Write out the full listing exactly as given, minus the images.

↓

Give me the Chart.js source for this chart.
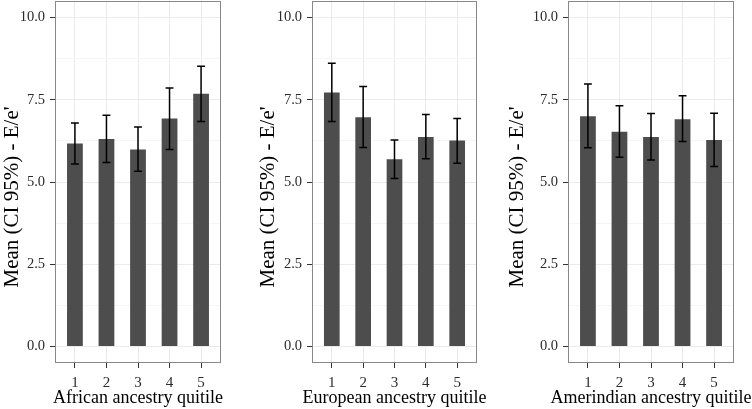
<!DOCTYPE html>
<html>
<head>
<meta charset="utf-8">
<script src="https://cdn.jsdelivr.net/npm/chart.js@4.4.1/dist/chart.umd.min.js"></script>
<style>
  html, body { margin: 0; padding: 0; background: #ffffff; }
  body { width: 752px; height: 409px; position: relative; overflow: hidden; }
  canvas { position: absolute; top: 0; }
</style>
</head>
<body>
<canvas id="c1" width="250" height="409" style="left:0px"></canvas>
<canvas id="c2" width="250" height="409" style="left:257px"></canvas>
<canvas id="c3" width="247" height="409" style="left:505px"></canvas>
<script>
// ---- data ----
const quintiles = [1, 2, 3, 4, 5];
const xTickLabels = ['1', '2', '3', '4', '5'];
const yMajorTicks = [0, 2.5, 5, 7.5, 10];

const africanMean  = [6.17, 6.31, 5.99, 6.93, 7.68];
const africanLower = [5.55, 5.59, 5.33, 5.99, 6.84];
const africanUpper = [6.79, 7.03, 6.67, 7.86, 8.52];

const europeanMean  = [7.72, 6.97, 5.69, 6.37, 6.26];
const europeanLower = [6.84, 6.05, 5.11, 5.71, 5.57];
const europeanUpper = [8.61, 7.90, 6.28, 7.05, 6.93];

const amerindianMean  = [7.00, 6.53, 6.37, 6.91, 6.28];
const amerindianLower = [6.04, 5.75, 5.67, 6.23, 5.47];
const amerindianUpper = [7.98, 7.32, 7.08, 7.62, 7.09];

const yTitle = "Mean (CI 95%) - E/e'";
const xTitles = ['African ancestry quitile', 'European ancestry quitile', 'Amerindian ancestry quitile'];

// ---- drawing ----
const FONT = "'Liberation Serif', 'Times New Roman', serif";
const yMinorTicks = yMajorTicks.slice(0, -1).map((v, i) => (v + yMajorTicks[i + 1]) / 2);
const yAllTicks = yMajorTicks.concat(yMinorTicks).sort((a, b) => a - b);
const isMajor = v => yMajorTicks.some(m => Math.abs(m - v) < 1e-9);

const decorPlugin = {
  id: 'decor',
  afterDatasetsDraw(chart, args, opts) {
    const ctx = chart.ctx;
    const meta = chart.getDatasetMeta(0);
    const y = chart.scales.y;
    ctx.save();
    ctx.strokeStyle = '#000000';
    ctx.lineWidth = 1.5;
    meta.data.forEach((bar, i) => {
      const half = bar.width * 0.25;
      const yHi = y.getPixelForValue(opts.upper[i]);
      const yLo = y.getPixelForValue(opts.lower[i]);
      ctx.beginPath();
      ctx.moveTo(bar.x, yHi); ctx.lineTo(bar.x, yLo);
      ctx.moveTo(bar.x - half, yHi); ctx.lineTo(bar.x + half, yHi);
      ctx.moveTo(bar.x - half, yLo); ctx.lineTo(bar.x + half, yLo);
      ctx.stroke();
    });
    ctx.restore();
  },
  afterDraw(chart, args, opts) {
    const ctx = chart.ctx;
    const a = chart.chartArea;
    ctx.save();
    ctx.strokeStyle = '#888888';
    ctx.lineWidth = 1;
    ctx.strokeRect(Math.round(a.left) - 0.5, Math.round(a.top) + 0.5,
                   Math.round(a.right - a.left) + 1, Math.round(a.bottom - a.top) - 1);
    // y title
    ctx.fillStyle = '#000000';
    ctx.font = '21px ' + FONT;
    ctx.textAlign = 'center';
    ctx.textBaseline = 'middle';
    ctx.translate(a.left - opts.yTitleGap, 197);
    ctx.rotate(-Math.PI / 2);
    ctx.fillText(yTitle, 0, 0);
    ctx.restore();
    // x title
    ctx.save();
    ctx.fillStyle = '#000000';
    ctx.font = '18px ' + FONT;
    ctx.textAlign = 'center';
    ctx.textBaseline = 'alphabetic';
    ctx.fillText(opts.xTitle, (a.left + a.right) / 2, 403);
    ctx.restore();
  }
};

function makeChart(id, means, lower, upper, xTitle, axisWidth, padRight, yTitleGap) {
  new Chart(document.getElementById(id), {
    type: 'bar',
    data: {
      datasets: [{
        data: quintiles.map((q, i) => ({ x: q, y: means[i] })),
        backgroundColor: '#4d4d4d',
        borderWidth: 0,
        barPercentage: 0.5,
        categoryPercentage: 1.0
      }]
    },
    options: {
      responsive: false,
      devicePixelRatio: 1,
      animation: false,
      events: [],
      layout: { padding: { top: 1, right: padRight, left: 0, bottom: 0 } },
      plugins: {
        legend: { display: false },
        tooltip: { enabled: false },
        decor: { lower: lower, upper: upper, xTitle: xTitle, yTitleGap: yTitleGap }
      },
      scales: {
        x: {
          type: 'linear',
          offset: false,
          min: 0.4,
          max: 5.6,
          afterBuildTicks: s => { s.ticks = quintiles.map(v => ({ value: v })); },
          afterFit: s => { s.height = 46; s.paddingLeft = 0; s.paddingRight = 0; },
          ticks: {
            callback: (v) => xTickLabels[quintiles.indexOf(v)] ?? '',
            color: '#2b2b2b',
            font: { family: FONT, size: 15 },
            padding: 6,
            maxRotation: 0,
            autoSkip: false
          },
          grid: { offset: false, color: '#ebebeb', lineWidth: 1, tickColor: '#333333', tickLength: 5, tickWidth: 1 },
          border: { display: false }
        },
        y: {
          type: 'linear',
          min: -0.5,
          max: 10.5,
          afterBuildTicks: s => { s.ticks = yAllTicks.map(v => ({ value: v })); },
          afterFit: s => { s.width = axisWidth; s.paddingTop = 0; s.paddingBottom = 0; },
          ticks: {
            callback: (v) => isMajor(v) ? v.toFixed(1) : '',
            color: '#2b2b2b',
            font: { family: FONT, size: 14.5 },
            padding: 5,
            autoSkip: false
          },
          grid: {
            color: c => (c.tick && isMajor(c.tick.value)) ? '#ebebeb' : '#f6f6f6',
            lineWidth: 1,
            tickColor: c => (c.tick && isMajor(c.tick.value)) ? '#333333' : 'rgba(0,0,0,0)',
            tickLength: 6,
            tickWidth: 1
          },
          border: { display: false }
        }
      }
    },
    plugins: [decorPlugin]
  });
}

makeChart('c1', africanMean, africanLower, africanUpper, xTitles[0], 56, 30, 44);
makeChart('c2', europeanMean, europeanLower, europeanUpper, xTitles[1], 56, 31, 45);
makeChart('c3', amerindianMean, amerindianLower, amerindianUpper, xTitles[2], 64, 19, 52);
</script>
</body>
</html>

↑

→ The reply:
Give me the Chart.js source for this chart.
<!DOCTYPE html>
<html>
<head>
<meta charset="utf-8">
<script src="https://cdn.jsdelivr.net/npm/chart.js@4.4.1/dist/chart.umd.min.js"></script>
<style>
  html, body { margin: 0; padding: 0; background: #ffffff; }
  body { width: 752px; height: 409px; position: relative; overflow: hidden; }
  canvas { position: absolute; top: 0; }
</style>
</head>
<body>
<canvas id="c1" width="250" height="409" style="left:0px"></canvas>
<canvas id="c2" width="250" height="409" style="left:257px"></canvas>
<canvas id="c3" width="247" height="409" style="left:505px"></canvas>
<script>
// ---- data ----
const quintiles = [1, 2, 3, 4, 5];
const xTickLabels = ['1', '2', '3', '4', '5'];
const yMajorTicks = [0, 2.5, 5, 7.5, 10];

const africanMean  = [6.17, 6.31, 5.99, 6.93, 7.68];
const africanLower = [5.55, 5.59, 5.33, 5.99, 6.84];
const africanUpper = [6.79, 7.03, 6.67, 7.86, 8.52];

const europeanMean  = [7.72, 6.97, 5.69, 6.37, 6.26];
const europeanLower = [6.84, 6.05, 5.11, 5.71, 5.57];
const europeanUpper = [8.61, 7.90, 6.28, 7.05, 6.93];

const amerindianMean  = [7.00, 6.53, 6.37, 6.91, 6.28];
const amerindianLower = [6.04, 5.75, 5.67, 6.23, 5.47];
const amerindianUpper = [7.98, 7.32, 7.08, 7.62, 7.09];

const yTitle = "Mean (CI 95%) - E/e'";
const xTitles = ['African ancestry quitile', 'European ancestry quitile', 'Amerindian ancestry quitile'];

// ---- drawing ----
const FONT = "'Liberation Serif', 'Times New Roman', serif";
const yMinorTicks = yMajorTicks.slice(0, -1).map((v, i) => (v + yMajorTicks[i + 1]) / 2);
const yAllTicks = yMajorTicks.concat(yMinorTicks).sort((a, b) => a - b);
const isMajor = v => yMajorTicks.some(m => Math.abs(m - v) < 1e-9);

const decorPlugin = {
  id: 'decor',
  afterDatasetsDraw(chart, args, opts) {
    const ctx = chart.ctx;
    const meta = chart.getDatasetMeta(0);
    const y = chart.scales.y;
    ctx.save();
    ctx.strokeStyle = '#000000';
    ctx.lineWidth = 1.5;
    meta.data.forEach((bar, i) => {
      const half = bar.width * 0.25;
      const yHi = y.getPixelForValue(opts.upper[i]);
      const yLo = y.getPixelForValue(opts.lower[i]);
      ctx.beginPath();
      ctx.moveTo(bar.x, yHi); ctx.lineTo(bar.x, yLo);
      ctx.moveTo(bar.x - half, yHi); ctx.lineTo(bar.x + half, yHi);
      ctx.moveTo(bar.x - half, yLo); ctx.lineTo(bar.x + half, yLo);
      ctx.stroke();
    });
    ctx.restore();
  },
  afterDraw(chart, args, opts) {
    const ctx = chart.ctx;
    const a = chart.chartArea;
    ctx.save();
    ctx.strokeStyle = '#888888';
    ctx.lineWidth = 1;
    ctx.strokeRect(Math.round(a.left) - 0.5, Math.round(a.top) + 0.5,
                   Math.round(a.right - a.left) + 1, Math.round(a.bottom - a.top) - 1);
    // y title
    ctx.fillStyle = '#000000';
    ctx.font = '21px ' + FONT;
    ctx.textAlign = 'center';
    ctx.textBaseline = 'middle';
    ctx.translate(a.left - opts.yTitleGap, 197);
    ctx.rotate(-Math.PI / 2);
    ctx.fillText(yTitle, 0, 0);
    ctx.restore();
    // x title
    ctx.save();
    ctx.fillStyle = '#000000';
    ctx.font = '18px ' + FONT;
    ctx.textAlign = 'center';
    ctx.textBaseline = 'alphabetic';
    ctx.fillText(opts.xTitle, (a.left + a.right) / 2, 403);
    ctx.restore();
  }
};

function makeChart(id, means, lower, upper, xTitle, axisWidth, padRight, yTitleGap) {
  new Chart(document.getElementById(id), {
    type: 'bar',
    data: {
      datasets: [{
        data: quintiles.map((q, i) => ({ x: q, y: means[i] })),
        backgroundColor: '#4d4d4d',
        borderWidth: 0,
        barPercentage: 0.5,
        categoryPercentage: 1.0
      }]
    },
    options: {
      responsive: false,
      devicePixelRatio: 1,
      animation: false,
      events: [],
      layout: { padding: { top: 1, right: padRight, left: 0, bottom: 0 } },
      plugins: {
        legend: { display: false },
        tooltip: { enabled: false },
        decor: { lower: lower, upper: upper, xTitle: xTitle, yTitleGap: yTitleGap }
      },
      scales: {
        x: {
          type: 'linear',
          offset: false,
          min: 0.4,
          max: 5.6,
          afterBuildTicks: s => { s.ticks = quintiles.map(v => ({ value: v })); },
          afterFit: s => { s.height = 46; s.paddingLeft = 0; s.paddingRight = 0; },
          ticks: {
            callback: (v) => xTickLabels[quintiles.indexOf(v)] ?? '',
            color: '#2b2b2b',
            font: { family: FONT, size: 15 },
            padding: 6,
            maxRotation: 0,
            autoSkip: false
          },
          grid: { offset: false, color: '#ebebeb', lineWidth: 1, tickColor: '#333333', tickLength: 5, tickWidth: 1 },
          border: { display: false }
        },
        y: {
          type: 'linear',
          min: -0.5,
          max: 10.5,
          afterBuildTicks: s => { s.ticks = yAllTicks.map(v => ({ value: v })); },
          afterFit: s => { s.width = axisWidth; s.paddingTop = 0; s.paddingBottom = 0; },
          ticks: {
            callback: (v) => isMajor(v) ? v.toFixed(1) : '',
            color: '#2b2b2b',
            font: { family: FONT, size: 14.5 },
            padding: 5,
            autoSkip: false
          },
          grid: {
            color: c => (c.tick && isMajor(c.tick.value)) ? '#ebebeb' : '#f6f6f6',
            lineWidth: 1,
            tickColor: c => (c.tick && isMajor(c.tick.value)) ? '#333333' : 'rgba(0,0,0,0)',
            tickLength: 6,
            tickWidth: 1
          },
          border: { display: false }
        }
      }
    },
    plugins: [decorPlugin]
  });
}

makeChart('c1', africanMean, africanLower, africanUpper, xTitles[0], 56, 30, 44);
makeChart('c2', europeanMean, europeanLower, europeanUpper, xTitles[1], 56, 31, 45);
makeChart('c3', amerindianMean, amerindianLower, amerindianUpper, xTitles[2], 64, 19, 52);
</script>
</body>
</html>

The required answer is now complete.